The aesthetics of The Banshees of Inisherin are interesting. Despite the nods to John Ford (many shots are framed, in the style of The Searchers, by doors and windows) it’s a film that seems to be trying to look like a play. Key locations are repeatedly framed the same way, like stage sets. The weather is weirdly calm and dry for the Atlantic seaboard in April. Everyone is suspiciously clean. The actors are dressed in unpatched, unfrayed, expensive-looking knitwear.
In one of the most widely distributed publicity shots, Brendan Gleeson and Colin Farrell sit glumly with their beers at a trestle table outside the pub, looking like a couple of ageing hipsters on a Wild Atlantic Way pit stop. (Did customers really drink al fresco this way in 1923?) Authenticity is not the point, obviously, but this is deliberate, demonstrative inauthenticity. The same is true of the nods and winks to Oirishry, a reminder, not for the first time, that McDonagh’s imagined Ireland emerged at exactly the same time as Father Ted.
This interplay between nature and artifice, the archaic and the contemporary, banality and brutality, is integral to McDonagh’s worldview – or less charitably, his shtick. As Diarmaid Ferriter pointed out recently in The Irish Times, it makes him “the keeper of a long-burning flame of the dramatisation of marginalised communities in remote western locations and, like the efforts of his predecessors, his work has always raised uncomfortable questions about these depictions”.
But to what end? There are, it is true, moments of real tragic power (the final scene between Kerry Condon and Barry Keoghan stands out), but, as a writer, his facility with words is too often matched by a tendency towards the facile. The film’s deployment of the Civil War as a distant echo or symbol writ large of the falling out between Gleeson and Farrell’s characters is the most egregious example, as if that conflict was caused by one side saying to the other, as Gleeson does to Farrell, “I just don’t like you no more.”

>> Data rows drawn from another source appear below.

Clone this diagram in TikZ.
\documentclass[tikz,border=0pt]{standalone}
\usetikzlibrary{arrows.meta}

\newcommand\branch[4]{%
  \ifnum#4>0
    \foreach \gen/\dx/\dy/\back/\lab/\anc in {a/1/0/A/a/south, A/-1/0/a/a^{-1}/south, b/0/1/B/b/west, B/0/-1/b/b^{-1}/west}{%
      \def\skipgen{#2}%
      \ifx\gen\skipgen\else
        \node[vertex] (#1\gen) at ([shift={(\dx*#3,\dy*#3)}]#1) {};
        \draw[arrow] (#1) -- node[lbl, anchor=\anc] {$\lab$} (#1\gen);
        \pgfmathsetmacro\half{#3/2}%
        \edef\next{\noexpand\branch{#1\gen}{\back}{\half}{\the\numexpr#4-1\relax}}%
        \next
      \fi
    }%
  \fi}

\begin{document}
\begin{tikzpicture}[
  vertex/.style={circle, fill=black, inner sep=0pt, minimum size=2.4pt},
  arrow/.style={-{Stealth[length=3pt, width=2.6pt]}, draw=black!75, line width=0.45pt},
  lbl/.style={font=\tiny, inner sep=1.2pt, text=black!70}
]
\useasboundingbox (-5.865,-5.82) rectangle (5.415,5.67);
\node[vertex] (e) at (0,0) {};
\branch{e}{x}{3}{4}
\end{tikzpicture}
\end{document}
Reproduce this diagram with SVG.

More importantly, the sound of distant gunfire from the mainland supposedly reflects back on to the fractured relationship between the two men but not, as some have argued, to illuminate its themes of isolation, claustrophobia and depression. Instead, the cartoonish self-mutilation that plays out in the later stages is a contrivance too far, less an act of existential despair by the character than a nihilist gag by his creator. Not for the first time with McDonagh’s work, there’s a hole where you might hope to find a heart.